The energy sector in Mozambique is the anchor for diversifying the pyramid of growth and for opening new opportunities, declared the Minister of Industry and Trade, Max Tonela, on Thursday.
He was speaking in the Maltese capital, Valletta, at the end of a session on “Energy Security: Investing in the Future”, ahead of the Commonwealth Summit, due to begin on Friday.
The attention paid to business opportunities in the energy sector, from natural gas to hydropower to renewables, results from the potential that Mozambique has, and also because the 53 member states of the Commonwealth provide Mozambique with a major potential market, said Tonela.
“We presented our experience in making use of the country’s energy potential, and the measures under way to revise the electricity law, in order to attract more investment to the sector”, he added.
Mozambique has immense hydro-electric potential, particularly in the Zambezi Valley, and several large electricity generation schemes have been on the table for years. These include a second power station at the Cahora Bassa dam, and new dams further downstream, at Mpanda Nkua, Boroma and Lupata.
These have not yet been built largely due to lack of cooperation from the South African electricity company, Eskom. Arranging the finance for new dams and power stations depends on having a secure buyer for the energy produced.
Mozambique cannot yet absorb all the power that would be produced, and the only potential buyer in the region for thousands of megawatts is Eskom.
Currently 85 per cent of the electricity consumed in Mozambique comes from hydro-power sources (mostly Cahora Bassa), and the remaining 15 per cent from gas fired power stations. This picture could change significantly in the near future, according to the National Director of Energy, Pascoal Bacela.

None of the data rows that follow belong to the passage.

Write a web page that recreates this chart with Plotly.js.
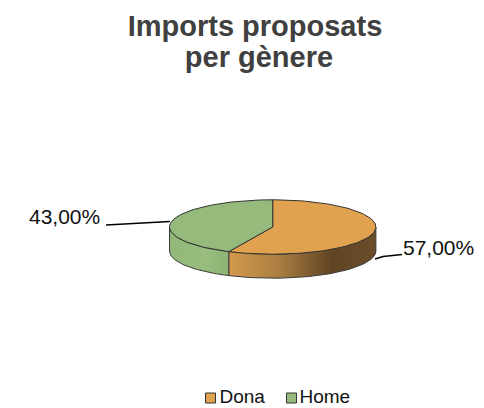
<!DOCTYPE html>
<html><head><meta charset="utf-8">
<script src="https://cdn.plot.ly/plotly-3.0.1.min.js"></script>
<style>html,body{margin:0;padding:0;background:#fff}#c{width:484px;height:408px}</style>
</head><body><div id="c"></div>
<script>
const categories = ["Dona", "Home"];
const shares = [57, 43];
const topColors = ["#E0A24F", "#95BA7B"];
const wallScales = [
  [[0,"#D49A4C"],[0.35,"#A97D41"],[0.7,"#5F4423"],[1,"#6B4D29"]],
  [[0,"#92B879"],[0.6,"#98BD7F"],[1,"#8DB375"]]
];
const labelText = ["57,00%", "43,00%"];

const cx = 272.7, cy = 227, a = 103.2, b = 27.2, depth = 24;
const rim = d => [cx + a*Math.sin(d*Math.PI/180), cy - b*Math.cos(d*Math.PI/180)];
const range = (s, e) => { const o=[]; const n=Math.max(2,Math.ceil(Math.abs(e-s)/2)); for(let i=0;i<=n;i++) o.push(s+(e-s)*i/n); return o; };

const edge = shares[0]/(shares[0]+shares[1])*360;
const traces = [];
// side walls (only the front half of the disc is visible)
[[90, edge],[edge, 270]].forEach((r,i)=>{
  const ds = range(r[0], r[1]);
  const up = ds.map(rim), low = ds.slice().reverse().map(rim).map(p=>[p[0],p[1]+depth]);
  const all = up.concat(low); all.push(up[0]);
  traces.push({type:"scatter",mode:"lines",x:all.map(p=>p[0]),y:all.map(p=>p[1]),
    fill:"toself",fillgradient:{type:"horizontal",colorscale:wallScales[i]},
    line:{color:"#3a3a3a",width:1},hoverinfo:"skip",showlegend:false});
});
// top slices
[[0, edge],[edge, 360]].forEach((r,i)=>{
  const pts = [[cx,cy]].concat(range(r[0],r[1]).map(rim)); pts.push([cx,cy]);
  traces.push({type:"scatter",mode:"lines",name:categories[i],x:pts.map(p=>p[0]),y:pts.map(p=>p[1]),
    fill:"toself",fillcolor:topColors[i],line:{color:"#333333",width:1},hoverinfo:"name",showlegend:false});
});
// leader lines
const leaderX = [[375,383,402],[106,170]], leaderY = [[259,256.5,254.5],[225,221.5]];
leaderX.forEach((x,i)=>traces.push({type:"scatter",mode:"lines",x:x,y:leaderY[i],
  line:{color:"#000",width:1.5},hoverinfo:"skip",showlegend:false}));
// data labels
traces.push({type:"scatter",mode:"text",x:[403,29],y:[249.5,219],text:labelText,textposition:"middle right",
  textfont:{family:"Liberation Sans, Arial",size:21,color:"#111"},hoverinfo:"skip",showlegend:false});
// legend
const legendX = [210.5,291.5], legendTextX = [219.5,299.5];
categories.forEach((c,i)=>{
  traces.push({type:"scatter",mode:"markers",x:[legendX[i]],y:[398],
    marker:{symbol:"square",size:10,color:topColors[i],line:{color:"#333",width:1}},hoverinfo:"skip",showlegend:false});
  traces.push({type:"scatter",mode:"text",x:[legendTextX[i]],y:[398],text:[c],textposition:"middle right",
    textfont:{family:"Liberation Sans, Arial",size:19,color:"#111"},hoverinfo:"skip",showlegend:false});
});

const hidden = {visible:false,fixedrange:true};
Plotly.newPlot("c",traces,{
  width:484,height:408,margin:{l:0,r:0,t:0,b:0},paper_bgcolor:"#fff",plot_bgcolor:"#fff",showlegend:false,
  title:{text:"Imports proposats<br>per gènere",x:255/484,xref:"paper",xanchor:"center",y:0.911,yanchor:"top",
    font:{family:"Liberation Sans, Arial",size:29,color:"#404040",weight:700}},
  xaxis:Object.assign({range:[0,484]},hidden),
  yaxis:Object.assign({range:[408,0]},hidden)
},{displayModeBar:false}).then(gd=>{
  const lines = gd.querySelectorAll(".gtitle tspan.line");
  if(lines.length>1){
    lines[1].setAttribute("dy","1.07em");
    lines[1].setAttribute("x", parseFloat(lines[1].getAttribute("x"))+4);
  }
});
</script></body></html>
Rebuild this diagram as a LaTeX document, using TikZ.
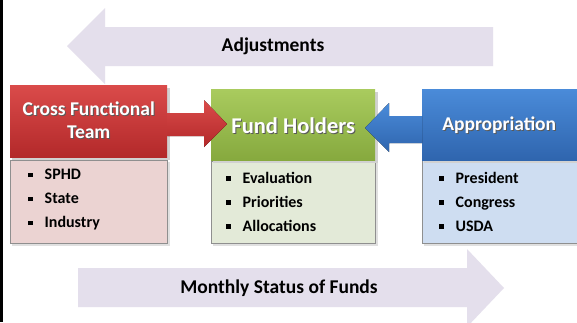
\documentclass[tikz,border=0pt]{standalone}
\usepackage{fontspec}
\setmainfont{Carlito}[BoldFont=Carlito Bold]
\definecolor{arrowlav}{HTML}{E4DFEC}
\definecolor{redtop}{HTML}{DA4B4A}
\definecolor{redbot}{HTML}{B3292A}
\definecolor{greentop}{HTML}{A9CB5E}
\definecolor{greenbot}{HTML}{86A93E}
\definecolor{bluetop}{HTML}{4A8BD9}
\definecolor{bluebot}{HTML}{2F65AE}
\definecolor{pinklow}{HTML}{EBD3D2}
\definecolor{greenlow}{HTML}{E3EAD8}
\definecolor{bluelow}{HTML}{CEDDF1}
\definecolor{lowborder}{HTML}{8F8F8F}
\newcommand\shtxt[1]{\leavevmode\rlap{\hspace{1pt}\raisebox{-1pt}{\textcolor{black!65}{#1}}}#1}
\newcommand\sqb{\raisebox{2.5pt}{\rule{4.5pt}{4.5pt}}\hspace{12pt}}
\tikzset{
  bigarrow/.style={fill=arrowlav, draw=none},
  headbox/.style={draw=none, inner sep=0pt},
  lowbox/.style={draw=lowborder, line width=1.2pt, inner sep=0pt},
  headtxt/.style={text=white, align=center},
  listtxt/.style={font=\bfseries\fontsize{16}{24}\selectfont, align=left, anchor=north west, text=black, inner sep=0pt},
  lbl/.style={font=\bfseries\fontsize{19.5}{22}\selectfont, text=black}
}
\begin{document}
\begin{tikzpicture}[x=1pt,y=-1pt]
\useasboundingbox (0,0) rectangle (577,322);
\fill[white] (0,0) rectangle (577,322);
\fill[black] (0,0) rectangle (2.5,322);
% top arrow
\fill[bigarrow] (493,27) -- (105,27) -- (105,8) -- (67,46) -- (105,84) -- (105,66) -- (493,66) -- cycle;
\node[lbl] (adj) at (273,46) {Adjustments};
% bottom arrow
\fill[bigarrow] (78,268) -- (467,268) -- (467,249) -- (504,288) -- (467,327) -- (467,307) -- (78,307) -- cycle;
\node[lbl] (msf) at (279,288) {Monthly Status of Funds};
% lower boxes
\fill[black!12] (12,162) rectangle (170,246);
\node[lowbox, fill=pinklow, minimum width=157pt, minimum height=83pt, anchor=north west] (cftlow) at (10,160) {};
\fill[black!12] (213,163) rectangle (378,246);
\node[lowbox, fill=greenlow, minimum width=164pt, minimum height=82pt, anchor=north west] (fhlow) at (211,161) {};
\fill[black!12] (424,162) rectangle (579,246);
\node[lowbox, fill=bluelow, minimum width=160pt, minimum height=83pt, anchor=north west] (aplow) at (422,160) {};
% header boxes
\fill[black!18] (12,88) rectangle (170,160);
\node[headbox, top color=redtop, bottom color=redbot, minimum width=157pt, minimum height=72pt, anchor=north west] (cft) at (10,85) {};
\fill[black!18] (213,92) rectangle (378,163);
\node[headbox, top color=greentop, bottom color=greenbot, minimum width=164pt, minimum height=71pt, anchor=north west] (fh) at (211,89) {};
\fill[black!18] (424,92) rectangle (579,163);
\node[headbox, top color=bluetop, bottom color=bluebot, minimum width=160pt, minimum height=71pt, anchor=north west] (ap) at (422,89) {};
% connecting arrows
\fill[top color=redtop, bottom color=redbot] (cft.east |- 0,113) -- (204,113) -- (204,100) -- (227,124) -- (204,147) -- (204,136) -- (cft.east |- 0,136) -- cycle;
\fill[top color=bluetop, bottom color=bluebot] (ap.west |- 0,116) -- (389,116) -- (389,103) -- (365,128) -- (389,152) -- (389,143) -- (ap.west |- 0,143) -- cycle;
% header texts
\node[headtxt, font=\bfseries\fontsize{19.5}{23}\selectfont] (cftt) at (cft.center) {\shtxt{Cross Functional}\\\shtxt{Team}};
\node[headtxt, font=\bfseries\fontsize{22.5}{26}\selectfont] (fht) at ([yshift=-1pt]fh.center) {\shtxt{Fund Holders}};
\node[headtxt, font=\bfseries\fontsize{19.5}{23}\selectfont] (apt) at ([xshift=-3pt,yshift=-1pt]ap.center) {\shtxt{Appropriation}};
% lists
\node[listtxt] (cftl) at (28,169) {\sqb SPHD\\\sqb State\\\sqb Industry};
\node[listtxt] (fhl) at (226,172) {\sqb Evaluation\\\sqb Priorities\\\sqb Allocations};
\node[listtxt] (apl) at (439,172) {\sqb President\\\sqb Congress\\\sqb USDA};
\end{tikzpicture}
\end{document}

Coal fired power stations are included in the plans of several mining companies, exploiting the enormous coal deposits in the western province of Tete, and there are also projects for solar power stations. These will change the country’s energy matrix, and reduce somewhat the percentage of total electricity consumption drawn from hydro-power.
The director of the government’s Investment Promotion Centre (CPI), Lourenco Sambo, said that the industrialization of agriculture requires new processing capacity and greater irrigation, both of which are impossible without energy. He believed Mozambique could learn from other Commonwealth member states about how to anchor development in the energy sector “in order to better diversify the economy”.
Mozambican President Filipe Nyusi will head the Mozambican delegation to the summit, due to last from Friday through to Sunday. In addition to Tonela, he is accompanied by Foreign Minister Oldemiro Baloi, and the Minister of Gender, Children and Social Welfare, Cidalia Chauque.